» Task brief
Copy nothing but the text: reproduce each line of the listing exactly and leave the pictures out.

+++ Information supplied +++

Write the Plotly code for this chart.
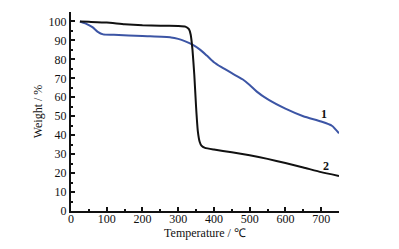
import plotly.graph_objects as go

# Curve 1 (blue)
t1 = [25, 40, 60, 75, 90, 120, 200, 280, 300, 320, 340, 360, 380, 400, 420, 450, 480, 500, 520, 550, 600, 650, 700, 730, 750]
w1 = [100, 99, 97, 94.5, 93.2, 93, 92.3, 91.6, 90.8, 89.5, 87.8, 85.3, 82, 78.5, 76, 72.7, 69.5, 66.5, 63, 59, 54, 50, 47.2, 45, 41]

# Curve 2 (black)
t2 = [25, 50, 100, 150, 200, 250, 300, 320, 330, 335, 340, 345, 350, 355, 360, 365, 375, 400, 450, 500, 550, 600, 650, 700, 750]
w2 = [100, 99.8, 99.4, 98.5, 98.0, 97.8, 97.6, 97.3, 96, 93, 85, 72, 55, 42, 36.5, 34.5, 33.3, 32.4, 31, 29.4, 27.5, 25.3, 23, 20.5, 18.5]

labels = ["1", "2"]
label_pos = [(709, 51), (714, 24)]

font_family = "Liberation Serif"

fig = go.Figure()
fig.add_trace(go.Scatter(x=t1, y=w1, mode="lines",
                         line=dict(color="#3c55a5", width=2, shape="spline", smoothing=0.6),
                         showlegend=False))
fig.add_trace(go.Scatter(x=t2, y=w2, mode="lines",
                         line=dict(color="#111111", width=2, shape="spline", smoothing=0.4),
                         showlegend=False))

for lab, (x, y) in zip(labels, label_pos):
    fig.add_annotation(x=x, y=y, text="<b>%s</b>" % lab, showarrow=False,
                       font=dict(family=font_family, size=12, color="#111111"))

axis_common = dict(showgrid=False, zeroline=False, showline=True, linecolor="#111111",
                   linewidth=2, ticks="inside", ticklen=4, tickwidth=1.5, tickcolor="#111111",
                   tickfont=dict(family=font_family, size=12, color="#111111"),
                   mirror=False, automargin=False)

fig.update_layout(
    width=391, height=241,
    margin=dict(l=63, r=60, t=4, b=38),
    paper_bgcolor="white", plot_bgcolor="white",
    xaxis=dict(range=[0, 750], dtick=100, tick0=0, ticklabelstandoff=-4,
               minor=dict(ticks="inside", dtick=50, ticklen=2, tickcolor="#111111"),
               title=dict(text="Temperature / ℃", font=dict(family=font_family, size=12, color="#111111"),
                          standoff=1),
               **axis_common),
    yaxis=dict(range=[0, 105], dtick=10, tick0=0,
               minor=dict(ticks="inside", dtick=5, ticklen=2, tickcolor="#111111"),
               title=dict(text="Weight / %", font=dict(family=font_family, size=12, color="#111111"),
                          standoff=3),
               **axis_common),
)

fig.write_html("out.html")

+++

» Full response
Write the Plotly code for this chart.
import plotly.graph_objects as go

# Curve 1 (blue)
t1 = [25, 40, 60, 75, 90, 120, 200, 280, 300, 320, 340, 360, 380, 400, 420, 450, 480, 500, 520, 550, 600, 650, 700, 730, 750]
w1 = [100, 99, 97, 94.5, 93.2, 93, 92.3, 91.6, 90.8, 89.5, 87.8, 85.3, 82, 78.5, 76, 72.7, 69.5, 66.5, 63, 59, 54, 50, 47.2, 45, 41]

# Curve 2 (black)
t2 = [25, 50, 100, 150, 200, 250, 300, 320, 330, 335, 340, 345, 350, 355, 360, 365, 375, 400, 450, 500, 550, 600, 650, 700, 750]
w2 = [100, 99.8, 99.4, 98.5, 98.0, 97.8, 97.6, 97.3, 96, 93, 85, 72, 55, 42, 36.5, 34.5, 33.3, 32.4, 31, 29.4, 27.5, 25.3, 23, 20.5, 18.5]

labels = ["1", "2"]
label_pos = [(709, 51), (714, 24)]

font_family = "Liberation Serif"

fig = go.Figure()
fig.add_trace(go.Scatter(x=t1, y=w1, mode="lines",
                         line=dict(color="#3c55a5", width=2, shape="spline", smoothing=0.6),
                         showlegend=False))
fig.add_trace(go.Scatter(x=t2, y=w2, mode="lines",
                         line=dict(color="#111111", width=2, shape="spline", smoothing=0.4),
                         showlegend=False))

for lab, (x, y) in zip(labels, label_pos):
    fig.add_annotation(x=x, y=y, text="<b>%s</b>" % lab, showarrow=False,
                       font=dict(family=font_family, size=12, color="#111111"))

axis_common = dict(showgrid=False, zeroline=False, showline=True, linecolor="#111111",
                   linewidth=2, ticks="inside", ticklen=4, tickwidth=1.5, tickcolor="#111111",
                   tickfont=dict(family=font_family, size=12, color="#111111"),
                   mirror=False, automargin=False)

fig.update_layout(
    width=391, height=241,
    margin=dict(l=63, r=60, t=4, b=38),
    paper_bgcolor="white", plot_bgcolor="white",
    xaxis=dict(range=[0, 750], dtick=100, tick0=0, ticklabelstandoff=-4,
               minor=dict(ticks="inside", dtick=50, ticklen=2, tickcolor="#111111"),
               title=dict(text="Temperature / ℃", font=dict(family=font_family, size=12, color="#111111"),
                          standoff=1),
               **axis_common),
    yaxis=dict(range=[0, 105], dtick=10, tick0=0,
               minor=dict(ticks="inside", dtick=5, ticklen=2, tickcolor="#111111"),
               title=dict(text="Weight / %", font=dict(family=font_family, size=12, color="#111111"),
                          standoff=3),
               **axis_common),
)

fig.write_html("out.html")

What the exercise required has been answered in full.